"""

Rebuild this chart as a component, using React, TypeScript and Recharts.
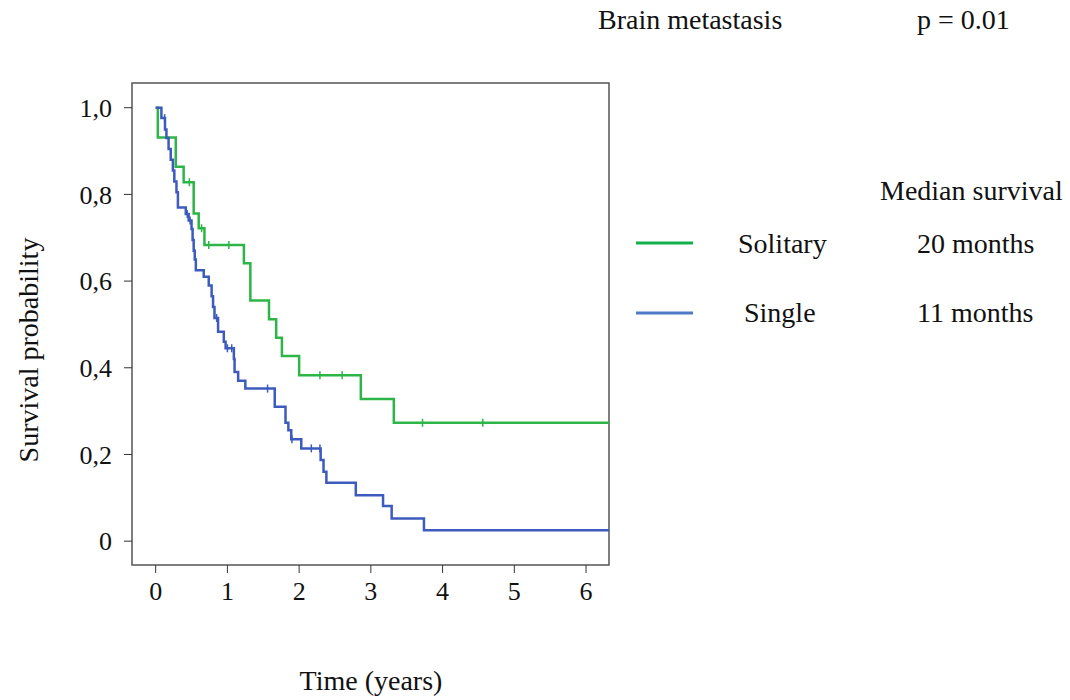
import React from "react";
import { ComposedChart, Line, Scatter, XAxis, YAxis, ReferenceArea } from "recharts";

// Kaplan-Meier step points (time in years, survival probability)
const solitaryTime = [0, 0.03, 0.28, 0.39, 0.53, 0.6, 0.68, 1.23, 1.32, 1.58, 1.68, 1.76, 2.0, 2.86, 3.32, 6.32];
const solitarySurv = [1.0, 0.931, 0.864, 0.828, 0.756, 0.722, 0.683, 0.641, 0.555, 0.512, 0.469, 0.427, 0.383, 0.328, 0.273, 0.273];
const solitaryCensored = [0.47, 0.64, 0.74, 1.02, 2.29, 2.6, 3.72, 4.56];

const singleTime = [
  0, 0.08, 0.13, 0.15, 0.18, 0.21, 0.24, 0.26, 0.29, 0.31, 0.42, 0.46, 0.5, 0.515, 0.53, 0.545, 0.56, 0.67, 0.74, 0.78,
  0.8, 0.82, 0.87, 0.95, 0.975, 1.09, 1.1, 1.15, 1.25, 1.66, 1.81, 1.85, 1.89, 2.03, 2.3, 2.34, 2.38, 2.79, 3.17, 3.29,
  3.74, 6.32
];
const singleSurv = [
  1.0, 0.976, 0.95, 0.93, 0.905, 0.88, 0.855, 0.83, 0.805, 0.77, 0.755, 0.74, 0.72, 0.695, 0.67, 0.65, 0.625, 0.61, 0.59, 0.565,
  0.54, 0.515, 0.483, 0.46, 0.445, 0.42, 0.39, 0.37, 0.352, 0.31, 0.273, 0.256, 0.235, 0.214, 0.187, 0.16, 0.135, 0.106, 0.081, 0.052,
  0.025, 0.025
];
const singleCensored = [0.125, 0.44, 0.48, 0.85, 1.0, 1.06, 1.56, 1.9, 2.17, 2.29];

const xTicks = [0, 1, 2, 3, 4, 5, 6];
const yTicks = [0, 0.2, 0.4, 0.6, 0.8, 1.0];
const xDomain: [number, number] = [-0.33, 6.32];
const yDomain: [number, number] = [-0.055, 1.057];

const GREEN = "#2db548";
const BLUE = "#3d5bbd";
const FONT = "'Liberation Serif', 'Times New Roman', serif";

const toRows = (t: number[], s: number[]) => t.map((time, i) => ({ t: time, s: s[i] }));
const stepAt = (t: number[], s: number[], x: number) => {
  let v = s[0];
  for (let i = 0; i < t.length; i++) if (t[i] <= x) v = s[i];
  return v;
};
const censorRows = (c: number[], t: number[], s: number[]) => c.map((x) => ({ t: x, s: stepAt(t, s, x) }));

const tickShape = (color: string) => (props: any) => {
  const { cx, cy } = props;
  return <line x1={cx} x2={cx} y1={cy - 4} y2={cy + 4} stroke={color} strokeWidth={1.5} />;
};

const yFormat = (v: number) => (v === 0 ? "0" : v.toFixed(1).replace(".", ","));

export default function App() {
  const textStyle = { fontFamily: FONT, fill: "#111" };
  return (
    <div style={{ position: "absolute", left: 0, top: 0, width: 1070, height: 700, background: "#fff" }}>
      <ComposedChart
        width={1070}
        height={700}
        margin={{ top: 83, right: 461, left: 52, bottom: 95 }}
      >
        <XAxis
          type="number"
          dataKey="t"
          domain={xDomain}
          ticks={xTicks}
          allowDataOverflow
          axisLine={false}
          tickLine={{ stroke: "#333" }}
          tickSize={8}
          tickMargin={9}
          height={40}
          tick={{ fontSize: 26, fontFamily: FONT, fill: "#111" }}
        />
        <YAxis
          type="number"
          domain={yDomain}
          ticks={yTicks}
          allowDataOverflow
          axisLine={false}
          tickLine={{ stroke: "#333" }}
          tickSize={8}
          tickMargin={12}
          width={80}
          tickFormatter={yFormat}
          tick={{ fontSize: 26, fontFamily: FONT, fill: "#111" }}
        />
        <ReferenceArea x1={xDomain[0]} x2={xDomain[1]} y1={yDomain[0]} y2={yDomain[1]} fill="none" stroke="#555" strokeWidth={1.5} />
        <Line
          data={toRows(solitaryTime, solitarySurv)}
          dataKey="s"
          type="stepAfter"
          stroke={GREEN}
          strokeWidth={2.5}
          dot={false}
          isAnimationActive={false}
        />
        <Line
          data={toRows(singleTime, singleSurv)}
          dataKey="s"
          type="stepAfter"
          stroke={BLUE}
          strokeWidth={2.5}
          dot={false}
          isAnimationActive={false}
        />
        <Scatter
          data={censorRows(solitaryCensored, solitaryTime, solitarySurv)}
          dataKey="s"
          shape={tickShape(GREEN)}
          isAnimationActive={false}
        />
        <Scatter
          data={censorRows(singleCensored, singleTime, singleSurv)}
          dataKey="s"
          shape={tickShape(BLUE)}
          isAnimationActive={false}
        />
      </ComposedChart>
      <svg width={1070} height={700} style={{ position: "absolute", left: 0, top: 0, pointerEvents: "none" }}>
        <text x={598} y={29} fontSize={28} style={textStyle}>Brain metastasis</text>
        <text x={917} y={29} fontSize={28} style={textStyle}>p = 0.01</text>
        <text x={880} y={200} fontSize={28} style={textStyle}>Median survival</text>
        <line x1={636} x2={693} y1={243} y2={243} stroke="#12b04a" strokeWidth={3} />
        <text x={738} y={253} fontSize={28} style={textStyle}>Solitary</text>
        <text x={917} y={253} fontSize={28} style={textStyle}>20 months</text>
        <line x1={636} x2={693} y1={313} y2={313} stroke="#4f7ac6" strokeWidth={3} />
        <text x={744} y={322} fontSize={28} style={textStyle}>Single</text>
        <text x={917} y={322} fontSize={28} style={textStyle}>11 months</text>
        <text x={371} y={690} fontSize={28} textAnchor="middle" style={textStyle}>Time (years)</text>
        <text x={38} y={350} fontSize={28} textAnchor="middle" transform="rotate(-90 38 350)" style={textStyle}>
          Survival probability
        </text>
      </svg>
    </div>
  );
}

"""
"""

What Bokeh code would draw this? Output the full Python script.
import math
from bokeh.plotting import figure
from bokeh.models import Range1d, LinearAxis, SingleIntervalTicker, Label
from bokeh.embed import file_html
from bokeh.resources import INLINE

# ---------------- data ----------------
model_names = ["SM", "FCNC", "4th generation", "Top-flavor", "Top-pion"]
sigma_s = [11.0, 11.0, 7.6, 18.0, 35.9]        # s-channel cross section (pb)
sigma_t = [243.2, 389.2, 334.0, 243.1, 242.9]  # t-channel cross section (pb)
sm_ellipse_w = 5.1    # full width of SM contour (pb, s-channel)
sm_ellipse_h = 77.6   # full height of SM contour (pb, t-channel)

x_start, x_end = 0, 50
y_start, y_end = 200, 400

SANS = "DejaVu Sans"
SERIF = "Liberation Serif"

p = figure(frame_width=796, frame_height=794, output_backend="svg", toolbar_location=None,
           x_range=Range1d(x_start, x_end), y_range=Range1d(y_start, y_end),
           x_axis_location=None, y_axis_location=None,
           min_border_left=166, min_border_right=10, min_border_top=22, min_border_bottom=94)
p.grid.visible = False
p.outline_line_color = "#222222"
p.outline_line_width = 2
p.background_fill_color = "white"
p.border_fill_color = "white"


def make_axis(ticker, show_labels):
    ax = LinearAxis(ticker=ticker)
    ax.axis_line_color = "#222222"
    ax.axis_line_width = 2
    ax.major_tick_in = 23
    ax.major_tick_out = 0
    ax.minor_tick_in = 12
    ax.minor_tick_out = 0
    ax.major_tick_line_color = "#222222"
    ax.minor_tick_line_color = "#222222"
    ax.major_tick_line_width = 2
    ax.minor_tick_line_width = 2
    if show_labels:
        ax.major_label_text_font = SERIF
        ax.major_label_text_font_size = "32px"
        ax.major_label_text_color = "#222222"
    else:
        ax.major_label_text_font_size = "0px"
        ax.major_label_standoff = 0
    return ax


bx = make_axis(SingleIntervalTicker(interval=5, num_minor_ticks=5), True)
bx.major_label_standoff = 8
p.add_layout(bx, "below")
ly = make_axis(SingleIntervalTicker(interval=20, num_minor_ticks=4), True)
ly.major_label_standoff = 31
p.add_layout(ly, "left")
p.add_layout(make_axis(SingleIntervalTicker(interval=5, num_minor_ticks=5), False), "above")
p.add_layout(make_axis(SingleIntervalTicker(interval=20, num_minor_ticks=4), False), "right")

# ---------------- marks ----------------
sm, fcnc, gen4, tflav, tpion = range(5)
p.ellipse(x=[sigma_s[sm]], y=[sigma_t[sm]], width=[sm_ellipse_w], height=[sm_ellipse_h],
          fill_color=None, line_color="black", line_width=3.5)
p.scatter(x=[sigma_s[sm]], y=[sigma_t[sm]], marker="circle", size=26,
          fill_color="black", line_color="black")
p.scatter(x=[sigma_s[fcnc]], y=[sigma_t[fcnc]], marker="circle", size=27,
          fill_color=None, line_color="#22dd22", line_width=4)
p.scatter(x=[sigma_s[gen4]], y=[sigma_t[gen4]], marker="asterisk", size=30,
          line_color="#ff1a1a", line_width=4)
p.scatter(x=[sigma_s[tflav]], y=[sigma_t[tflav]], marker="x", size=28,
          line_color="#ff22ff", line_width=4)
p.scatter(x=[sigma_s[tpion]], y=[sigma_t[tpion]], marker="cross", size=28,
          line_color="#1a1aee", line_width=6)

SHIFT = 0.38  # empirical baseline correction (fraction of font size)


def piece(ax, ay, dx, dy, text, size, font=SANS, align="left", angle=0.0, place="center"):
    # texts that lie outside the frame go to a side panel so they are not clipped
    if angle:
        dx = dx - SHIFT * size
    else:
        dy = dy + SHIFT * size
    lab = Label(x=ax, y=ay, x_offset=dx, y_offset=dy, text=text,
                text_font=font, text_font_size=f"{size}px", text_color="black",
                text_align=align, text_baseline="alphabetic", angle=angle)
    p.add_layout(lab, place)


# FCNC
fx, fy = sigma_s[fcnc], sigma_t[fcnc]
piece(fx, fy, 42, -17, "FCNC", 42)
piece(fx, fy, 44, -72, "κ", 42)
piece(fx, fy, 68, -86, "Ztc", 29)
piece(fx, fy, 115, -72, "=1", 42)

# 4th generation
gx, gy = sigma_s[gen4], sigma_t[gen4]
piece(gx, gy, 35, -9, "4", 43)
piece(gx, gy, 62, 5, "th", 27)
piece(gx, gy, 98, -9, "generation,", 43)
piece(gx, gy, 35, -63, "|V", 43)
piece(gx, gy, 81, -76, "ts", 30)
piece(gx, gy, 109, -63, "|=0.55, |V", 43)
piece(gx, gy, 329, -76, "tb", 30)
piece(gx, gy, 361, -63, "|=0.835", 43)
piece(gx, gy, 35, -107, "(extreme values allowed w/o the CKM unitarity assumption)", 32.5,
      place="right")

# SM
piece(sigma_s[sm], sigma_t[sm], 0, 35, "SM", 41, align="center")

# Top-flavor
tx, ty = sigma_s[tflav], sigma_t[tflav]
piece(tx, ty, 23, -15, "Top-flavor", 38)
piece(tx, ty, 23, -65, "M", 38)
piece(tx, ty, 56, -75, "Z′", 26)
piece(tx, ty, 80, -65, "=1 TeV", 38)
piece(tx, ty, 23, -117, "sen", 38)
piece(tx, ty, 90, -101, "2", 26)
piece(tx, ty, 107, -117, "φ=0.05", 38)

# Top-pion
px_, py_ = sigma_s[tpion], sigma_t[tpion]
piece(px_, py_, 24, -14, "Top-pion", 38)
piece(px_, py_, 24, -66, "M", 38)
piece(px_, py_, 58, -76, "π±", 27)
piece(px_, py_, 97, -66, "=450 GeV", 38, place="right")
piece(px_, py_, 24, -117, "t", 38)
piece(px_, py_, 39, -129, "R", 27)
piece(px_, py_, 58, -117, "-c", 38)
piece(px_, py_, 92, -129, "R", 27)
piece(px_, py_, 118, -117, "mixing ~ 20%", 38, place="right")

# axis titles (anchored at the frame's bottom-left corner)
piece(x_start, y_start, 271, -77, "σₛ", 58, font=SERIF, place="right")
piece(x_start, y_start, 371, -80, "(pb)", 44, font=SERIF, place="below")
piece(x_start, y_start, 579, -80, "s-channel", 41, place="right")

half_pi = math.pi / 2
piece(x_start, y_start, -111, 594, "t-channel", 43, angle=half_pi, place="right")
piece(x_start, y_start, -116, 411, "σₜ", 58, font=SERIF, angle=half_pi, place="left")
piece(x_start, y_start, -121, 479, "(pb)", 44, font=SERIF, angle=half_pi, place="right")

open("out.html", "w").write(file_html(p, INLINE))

"""

- **Task**: Pull out only the lines from the one with "Rebuild this chart" up to and including the one with "XAxis, YAxis, ReferenceArea", and drop any pictures along the way.

- **Answer to this exercise**:
Rebuild this chart as a component, using React, TypeScript and Recharts.
import React from "react";
import { ComposedChart, Line, Scatter, XAxis, YAxis, ReferenceArea } from "recharts";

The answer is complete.